* [Exercise description]
Among the lines below, list those containing the string "diagram".

* [Input data]
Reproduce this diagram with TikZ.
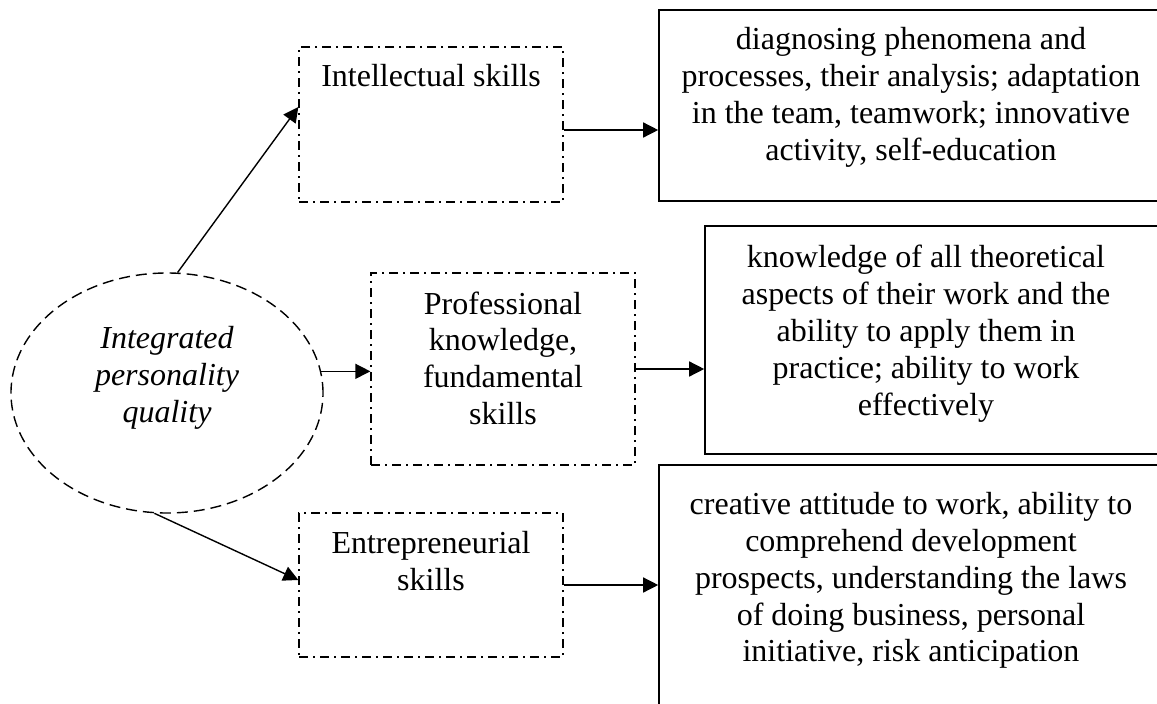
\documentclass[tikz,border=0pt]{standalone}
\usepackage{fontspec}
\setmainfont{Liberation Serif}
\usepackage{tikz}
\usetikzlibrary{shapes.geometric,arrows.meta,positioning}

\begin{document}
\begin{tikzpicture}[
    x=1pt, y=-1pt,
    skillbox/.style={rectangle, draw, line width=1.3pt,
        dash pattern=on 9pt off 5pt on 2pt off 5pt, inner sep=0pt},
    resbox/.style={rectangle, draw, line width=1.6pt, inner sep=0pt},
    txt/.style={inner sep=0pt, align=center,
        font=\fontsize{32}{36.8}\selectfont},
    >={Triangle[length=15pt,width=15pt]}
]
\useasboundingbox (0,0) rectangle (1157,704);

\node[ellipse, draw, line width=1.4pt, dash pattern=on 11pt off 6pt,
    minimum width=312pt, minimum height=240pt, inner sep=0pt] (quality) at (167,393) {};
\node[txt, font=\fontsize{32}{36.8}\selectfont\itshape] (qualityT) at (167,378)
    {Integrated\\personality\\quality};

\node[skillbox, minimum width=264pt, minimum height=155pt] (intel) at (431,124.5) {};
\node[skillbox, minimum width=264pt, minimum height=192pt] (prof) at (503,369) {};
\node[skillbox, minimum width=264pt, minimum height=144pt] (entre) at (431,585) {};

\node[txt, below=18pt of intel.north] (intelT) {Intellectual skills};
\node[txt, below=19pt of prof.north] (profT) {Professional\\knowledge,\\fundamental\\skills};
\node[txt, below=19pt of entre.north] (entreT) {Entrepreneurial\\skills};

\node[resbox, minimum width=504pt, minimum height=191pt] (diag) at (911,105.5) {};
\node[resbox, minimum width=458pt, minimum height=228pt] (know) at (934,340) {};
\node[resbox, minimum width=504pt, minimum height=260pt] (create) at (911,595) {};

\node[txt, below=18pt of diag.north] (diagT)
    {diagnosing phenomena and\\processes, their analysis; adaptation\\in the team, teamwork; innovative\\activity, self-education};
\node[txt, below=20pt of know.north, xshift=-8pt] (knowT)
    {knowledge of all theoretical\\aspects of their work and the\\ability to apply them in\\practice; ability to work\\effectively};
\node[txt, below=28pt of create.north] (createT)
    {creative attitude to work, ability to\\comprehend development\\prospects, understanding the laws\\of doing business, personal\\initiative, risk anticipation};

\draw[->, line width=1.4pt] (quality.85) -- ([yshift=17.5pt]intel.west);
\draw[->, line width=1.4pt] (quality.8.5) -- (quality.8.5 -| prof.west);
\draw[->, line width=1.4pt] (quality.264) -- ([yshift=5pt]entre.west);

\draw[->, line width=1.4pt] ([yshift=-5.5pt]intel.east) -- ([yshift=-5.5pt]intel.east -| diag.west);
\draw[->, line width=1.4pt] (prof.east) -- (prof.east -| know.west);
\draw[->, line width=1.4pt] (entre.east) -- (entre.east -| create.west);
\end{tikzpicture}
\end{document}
--
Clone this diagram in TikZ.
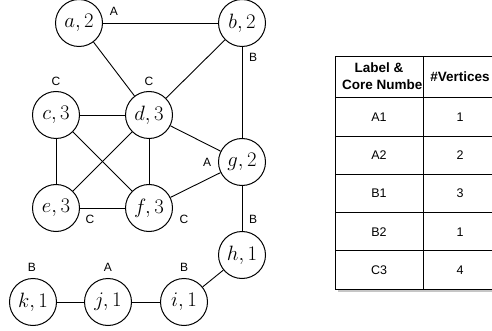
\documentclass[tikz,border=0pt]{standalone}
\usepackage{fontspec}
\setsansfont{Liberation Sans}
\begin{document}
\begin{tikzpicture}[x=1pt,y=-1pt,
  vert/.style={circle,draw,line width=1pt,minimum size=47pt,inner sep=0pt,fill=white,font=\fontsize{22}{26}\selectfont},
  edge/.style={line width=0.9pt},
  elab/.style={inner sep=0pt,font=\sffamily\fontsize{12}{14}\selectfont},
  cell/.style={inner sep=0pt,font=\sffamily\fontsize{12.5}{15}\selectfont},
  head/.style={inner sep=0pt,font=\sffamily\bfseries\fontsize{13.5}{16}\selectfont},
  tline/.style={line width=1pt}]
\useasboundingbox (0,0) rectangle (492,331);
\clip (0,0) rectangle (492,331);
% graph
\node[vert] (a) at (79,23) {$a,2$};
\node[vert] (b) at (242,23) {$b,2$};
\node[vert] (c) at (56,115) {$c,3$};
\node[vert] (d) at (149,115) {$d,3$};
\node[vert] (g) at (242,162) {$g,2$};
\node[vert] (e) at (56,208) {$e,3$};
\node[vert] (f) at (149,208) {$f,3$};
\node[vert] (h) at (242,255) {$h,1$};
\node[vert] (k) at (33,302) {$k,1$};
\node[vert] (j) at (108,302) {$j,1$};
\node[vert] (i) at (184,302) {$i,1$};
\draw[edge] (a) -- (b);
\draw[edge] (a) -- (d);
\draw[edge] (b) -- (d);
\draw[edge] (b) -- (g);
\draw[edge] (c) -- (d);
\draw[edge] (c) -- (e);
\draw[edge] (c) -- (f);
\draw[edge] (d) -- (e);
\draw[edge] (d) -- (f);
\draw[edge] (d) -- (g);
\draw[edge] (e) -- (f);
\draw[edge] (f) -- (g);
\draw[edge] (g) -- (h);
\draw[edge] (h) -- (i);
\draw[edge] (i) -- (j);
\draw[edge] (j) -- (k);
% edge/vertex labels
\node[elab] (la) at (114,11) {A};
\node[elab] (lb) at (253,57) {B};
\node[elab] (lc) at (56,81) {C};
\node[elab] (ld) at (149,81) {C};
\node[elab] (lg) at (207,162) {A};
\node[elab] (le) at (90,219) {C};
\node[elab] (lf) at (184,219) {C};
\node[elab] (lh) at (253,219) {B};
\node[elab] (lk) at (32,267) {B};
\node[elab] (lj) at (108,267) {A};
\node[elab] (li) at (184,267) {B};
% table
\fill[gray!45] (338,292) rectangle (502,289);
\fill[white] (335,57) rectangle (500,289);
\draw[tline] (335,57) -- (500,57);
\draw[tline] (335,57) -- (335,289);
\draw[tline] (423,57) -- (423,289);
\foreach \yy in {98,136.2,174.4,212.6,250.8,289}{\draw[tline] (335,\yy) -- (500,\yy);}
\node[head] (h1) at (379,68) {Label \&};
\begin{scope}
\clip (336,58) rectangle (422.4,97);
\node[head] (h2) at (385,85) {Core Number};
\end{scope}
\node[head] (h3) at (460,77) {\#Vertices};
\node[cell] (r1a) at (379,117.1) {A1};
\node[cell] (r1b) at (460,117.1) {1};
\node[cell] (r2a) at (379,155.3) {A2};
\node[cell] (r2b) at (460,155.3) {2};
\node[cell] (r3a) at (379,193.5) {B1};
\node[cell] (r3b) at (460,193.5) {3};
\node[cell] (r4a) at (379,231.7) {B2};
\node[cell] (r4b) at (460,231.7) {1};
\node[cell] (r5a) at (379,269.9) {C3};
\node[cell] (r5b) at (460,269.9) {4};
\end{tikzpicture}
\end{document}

* [Exercise solution]
Reproduce this diagram with TikZ.
Clone this diagram in TikZ.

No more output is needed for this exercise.